Let W be a random variable independent of Z with a distribution satisfying $\mathbb {P}(W\le t)=\mathbb {P}(\sum _{i=0}^n b_i\varepsilon _i^X\le t\mid \sum _{i=0}^n a_i\varepsilon _i^X<\lambda )$ for all $t\in \mathbb {R}$. Then, $\mathbb {P}(X+Y>u\mid X<\lambda )=\mathbb {P}(W+Y>u)$. Using Bayes theorem, we have

$$\begin{aligned} \begin{aligned}&\lim _{u\rightarrow \infty }\mathbb {P}(\sum _{i=0}^n a_i \varepsilon _i^X<\lambda \mid \sum _{i=0}^n b_i\varepsilon _i^X + Z>u) \\&=\lim _{u\rightarrow \infty }\mathbb {P}(\sum _{i=0}^n b_i \varepsilon _i^X+Z>u\mid \sum _{i=0}^n a_i\varepsilon _i^X<\lambda )\frac{\mathbb {P}(\sum _{i=0}^n a_i \varepsilon _i^X<\lambda )}{\mathbb {P}(\sum _{i=0}^n b_i\varepsilon _i^X + Z>u)}\\&=\mathbb {P}(\sum _{i=0}^n a_i \varepsilon _i^X<\lambda )\lim _{u\rightarrow \infty }\frac{\mathbb {P}(W+Z>u)}{\mathbb {P}(\sum _{i=0}^n b_i\varepsilon _i^X+Z>u)}\\&=\mathbb {P}(\sum _{i=0}^n a_i \varepsilon _i^X<\lambda )\lim _{u\rightarrow \infty }\frac{\mathbb {P}(W>u)+\mathbb {P}(Z>u)}{\mathbb {P}(\sum _{i=0}^n b_i\varepsilon _i^X>u)+\mathbb {P}(Z>u)}. \end{aligned} \end{aligned}$$

In the last equality, we used the fact that W does not have a heavier tail than Z and therefore we can use the sum-equivalence.
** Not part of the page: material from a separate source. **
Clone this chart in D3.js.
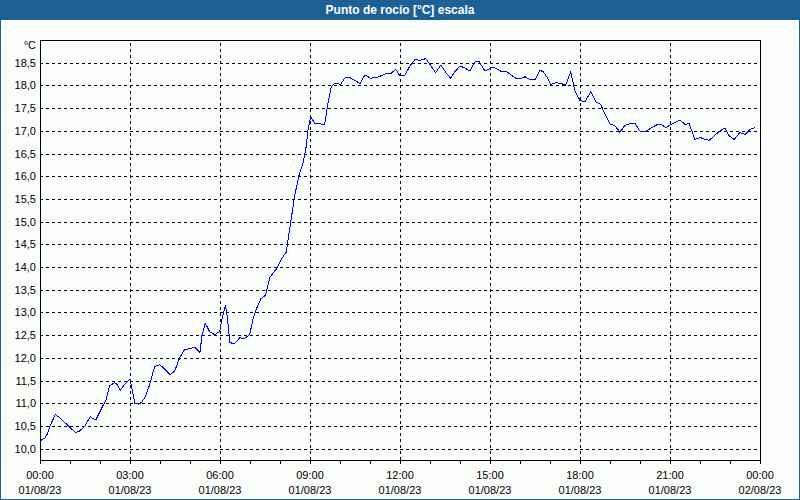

All we need to prove is that $\lim _{u\rightarrow \infty }\frac{\mathbb {P}(W>u)}{\mathbb {P}(\sum _{i=0}^n b_i\varepsilon _i^X>u)}=0$. Again, using Bayes theorem, we obtain

$$\begin{aligned} \begin{aligned}&\lim _{u\rightarrow \infty }\frac{\mathbb {P}(W>u)}{\mathbb {P}(\sum _{i=0}^n b_i\varepsilon _i^X>u)}= \lim _{u\rightarrow \infty }\frac{\mathbb {P}(\sum _{i=0}^n b_i\varepsilon _i^X>u\mid \sum _{i=0}^n a_i\varepsilon _i^X<\lambda )}{\mathbb {P}(\sum _{i=0}^n b_i\varepsilon _i^X>u)}\\ {}&=\lim _{u\rightarrow \infty }\frac{\mathbb {P}(\sum _{i=0}^n a_i\varepsilon _i^X<\lambda \mid \sum _{i=0}^n b_i\varepsilon _i^X>u) \frac{\mathbb {P}(\sum _{i=0}^n b_i\varepsilon _i^X>u)}{\mathbb {P}(\sum _{i=0}^n a_i\varepsilon _i^X<\lambda )}}{\mathbb {P}(\sum _{i=0}^n b_i\varepsilon _i^X>u)}\\ {}&=\frac{1}{\mathbb {P}(\sum _{i=0}^n a_i\varepsilon _i^X<\lambda )} \lim _{u\rightarrow \infty } \mathbb {P}(\sum _{i=0}^n a_i\varepsilon _i^X<\lambda \mid \sum _{i=0}^n b_i\varepsilon _i^X>u). \end{aligned} \end{aligned}$$

The rest follows from Lemma 5.$\square$

Proof of Proposition 2

Let $\delta >0$, define $\zeta =1-\sqrt{1-\delta }>0$^{Footnote 10} and choose large $n_0\in \mathbb {N}$ such that the following conditions hold:

$\mathbb {P}(|\sum _{i=n_0+1}^\infty a_i\varepsilon _i^X|>\delta )<\delta$,
$\frac{\sum _{i=0}^{n_0} b_i^\theta + C}{\sum _{i=0}^\infty b_i^\theta + C}>1-\zeta$,
$\mathbb {P}(|\sum _{i=n_0+1; i\notin \Phi }^\infty b_i\varepsilon _i^X| <\delta )>1-\zeta$.

Denote

$E=\sum _{i=0}^{n_0} a_i\varepsilon _i^X, F=\sum _{i=n_0+1}^\infty a_i\varepsilon _i^X$,
$G=\sum _{i=0; i\notin \Phi }^{n_0} b_i\varepsilon _i^X, H=\sum _{i=n_0+1; i\notin \Phi }^{\infty } b_i\varepsilon _i^X$,
$Z=\sum _{i=0}^\infty c_i\varepsilon _i^Y + \sum _{i\in \Phi } b_i\varepsilon _i^X$.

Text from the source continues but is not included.